Among the conclusions:
• Each execution deters an average of 18 murders, according to a 2003 nationwide study by professors at Emory University. (Other studies have estimated the deterred murders per execution at three, five and 14).
• The Illinois moratorium on executions in 2000 led to 150 additional homicides over four years following, according to a 2006 study by professors at the University of Houston.
• Speeding up executions would strengthen the deterrent effect. For every 2.75 years cut from time spent on death row, one murder would be prevented, according to a 2004 study by an Emory University professor.
In 2005, there were 16,692 cases of murder and nonnegligent manslaughter nationally. There were 60 executions.
The studies' conclusions drew a philosophical response from a well-known liberal law professor, University of Chicago's Cass Sunstein. A critic of the death penalty, in 2005 he co-authored a paper titled "Is capital punishment morally required?"
"If it's the case that executing murderers prevents the execution of innocents by murderers, then the moral evaluation is not simple," he told The Associated Press. "Abolitionists or others, like me, who are skeptical about the death penalty haven't given adequate consideration to the possibility that innocent life is saved by the death penalty."
Sunstein said that moral questions aside, the data needs more study.
Critics of the findings have been vociferous.
Some claim that the pro-deterrent studies made profound mistakes in their methodology, so their results are untrustworthy. Another critic argues that the studies wrongly count all homicides, rather than just those homicides where a conviction could bring the death penalty. And several argue that there are simply too few executions each year in the United States to make a judgment.
"We just don't have enough data to say anything," said Justin Wolfers, an economist at the Wharton School of Business who last year co-authored a sweeping critique of several studies, and said they were "flimsy" and appeared in "second-tier journals."
"This isn't left vs. right. This is a nerdy statistician saying it's too hard to tell," Wolfers said. "Within the advocacy community and legal scholars who are not as statistically adept, they will tell you it's still an open question. Among the small number of economists at leading universities whose bread and butter is statistical analysis, the argument is finished."
Several authors of the pro-deterrent reports said they welcome criticism in the interests of science, but said their work is being attacked by opponents of capital punishment for their findings, not their flaws.

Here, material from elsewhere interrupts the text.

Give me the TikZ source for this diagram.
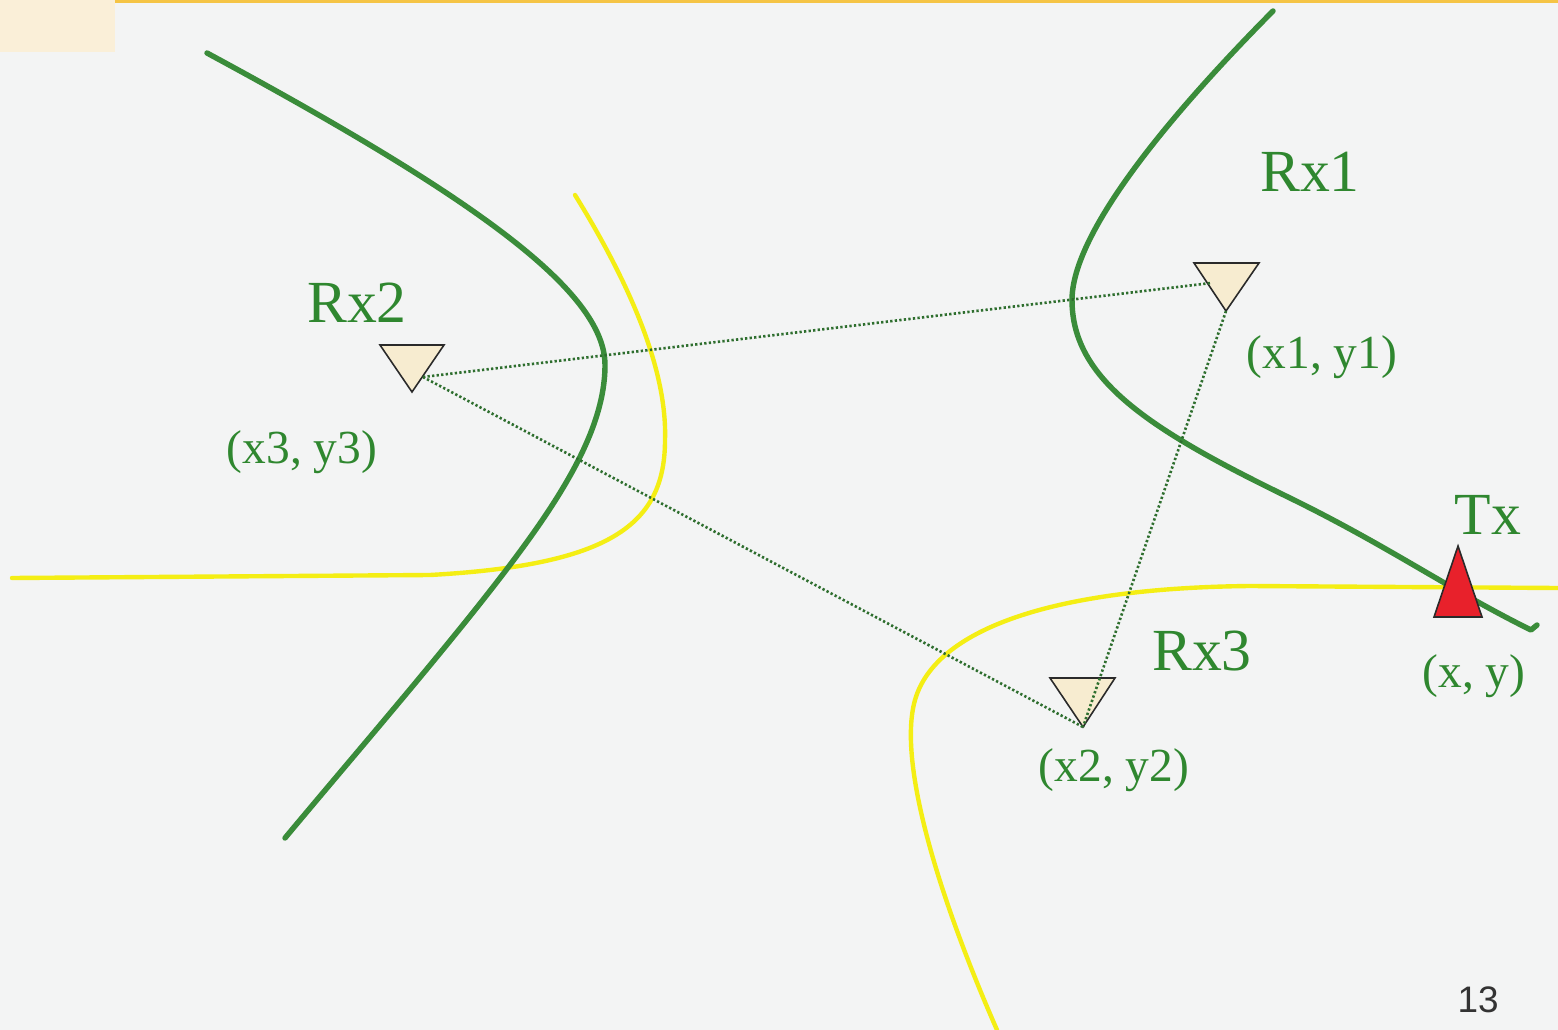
\documentclass[tikz,border=0pt]{standalone}
\usepackage{fontspec}
\setmainfont{Liberation Serif}
\newfontfamily\pagenofont{Liberation Sans}
\usetikzlibrary{calc}
\definecolor{PageBg}{HTML}{F3F4F4}
\definecolor{TopBar}{HTML}{F5C445}
\definecolor{CornerTab}{HTML}{FAEFD8}
\definecolor{HypGreen}{HTML}{3A8C3A}
\definecolor{HypYellow}{HTML}{F4EE14}
\definecolor{LabelGreen}{HTML}{2F872F}
\definecolor{DotGreen}{HTML}{2E6E2E}
\definecolor{RxFill}{HTML}{F7ECD0}
\definecolor{TxRed}{HTML}{E8212B}
\definecolor{MarkEdge}{HTML}{2A2A2A}
\tikzset{
  hypgreen/.style={draw=HypGreen, line width=3.1pt, line cap=round, line join=round},
  hypyellow/.style={draw=HypYellow, line width=2.5pt, line cap=round},
  rxmark/.style={draw=MarkEdge, fill=RxFill, line width=0.9pt},
  txmark/.style={draw=MarkEdge, fill=TxRed, line width=0.9pt},
  linkdots/.style={draw=DotGreen, line width=1.5pt, dash pattern=on 1.3pt off 1.3pt},
  sitelabel/.style={text=LabelGreen, font=\fontsize{34}{40}\selectfont, inner sep=0pt},
  coordlabel/.style={text=LabelGreen, font=\fontsize{27}{32}\selectfont, inner sep=0pt},
}

\begin{document}
\begin{tikzpicture}[x=0.02cm, y=-0.02cm]
  \useasboundingbox (0,0) rectangle (1558,1030);
  \fill[PageBg] (0,0) rectangle (1558,1030);
  \fill[CornerTab] (0,0) rectangle (115,52);
  \fill[TopBar] (115,0) rectangle (1558,3);

  % hyperbolas
  \draw[hypyellow] (575,195) .. controls (640,300) and (667,380) .. (665,440)
    .. controls (665,525) and (610,565) .. (430,575) -- (12,578);
  \draw[hypyellow] (1558,588) -- (1250,586) .. controls (1050,588) and (935,630) .. (915,700)
    .. controls (897,763) and (940,900) .. (997,1030);
  \draw[hypgreen] (207,53) .. controls (470,195) and (605,290) .. (605,365)
    .. controls (605,430) and (560,500) .. (500,578)
    .. controls (440,656) and (350,760) .. (285,838);
  \draw[hypgreen] (1273,11) .. controls (1150,135) and (1072,240) .. (1072,300)
    .. controls (1072,380) and (1150,430) .. (1290,498)
    .. controls (1390,547) and (1450,590) .. (1531,630) -- (1537,625);

  % receivers
  \coordinate (rxone) at (1226,311);
  \coordinate (rxtwo) at (412,392);
  \coordinate (rxthree) at (1083,727);
  \coordinate (rxonein) at (1211,283);
  \coordinate (rxtwoout) at (423,377);
  \draw[rxmark] (rxone) -- ++(-32,-48) -- ++(65,0) -- cycle;
  \draw[rxmark] (rxtwo) -- ++(-32,-47) -- ++(64,0) -- cycle;
  \draw[rxmark] (rxthree) -- ++(-33,-49) -- ++(65,0) -- cycle;

  % baselines between receivers
  \draw[linkdots] (rxtwoout) -- (rxonein);
  \draw[linkdots] (rxone) -- (rxthree);
  \draw[linkdots] (rxtwoout) -- (rxthree);

  % transmitter
  \coordinate (tx) at (1458,546);
  \draw[txmark] (tx) -- ++(24,71) -- ++(-48,0) -- cycle;

  % labels
  \node[sitelabel] (rxonelbl) at (1310,172) {Rx1};
  \node[sitelabel] (rxtwolbl) at (357,303) {Rx2};
  \node[sitelabel] (rxthreelbl) at (1202,651) {Rx3};
  \node[sitelabel] (txlbl) at (1488,515) {Tx};
  \node[coordlabel] (rxonepos) at (1322,357) {(x1, y1)};
  \node[coordlabel] (rxtwopos) at (302,452) {(x3, y3)};
  \node[coordlabel] (rxthreepos) at (1114,770) {(x2, y2)};
  \node[coordlabel] (txpos) at (1474,676) {(x, y)};
  \node[font=\pagenofont\fontsize{21}{24}\selectfont, text=black!80, inner sep=0pt]
    (pageno) at (1478,1000) {13};
\end{tikzpicture}
\end{document}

"Instead of people sitting down and saying 'let's see what the data shows,' it's people sitting down and saying 'let's show this is wrong,'" said Paul Rubin, an economist and co-author of an Emory University study. "Some scientists are out seeking the truth, and some of them have a position they would like to defend."
The latest arguments replay a 1970s debate that had an impact far beyond academic circles.
Then, economist Isaac Ehrlich had also concluded that executions deterred future crimes. His 1975 report was the subject of mainstream news articles and public debate, and was cited in papers before the
U.S. Supreme Court arguing for a reversal of the court's 1972 suspension of executions. (The court, in 1976, reinstated the death penalty.)
Ultimately, a panel was set up by the
National Academy of Sciences which decided that Ehrlich's conclusions were flawed. But the new pro-deterrent studies haven't gotten that kind of scrutiny.
At least not yet. The academic debate, and the larger national argument about the death penalty itself - with questions about racial and economic disparities in its implementation - shows no signs of fading away.
Steven Shavell, a professor of law and economics at Harvard Law School and co-editor-in-chief of the American Law and Economics Review, said in an e-mail exchange that his journal intends to publish several articles on the statistical studies on deterrence in an upcoming issue.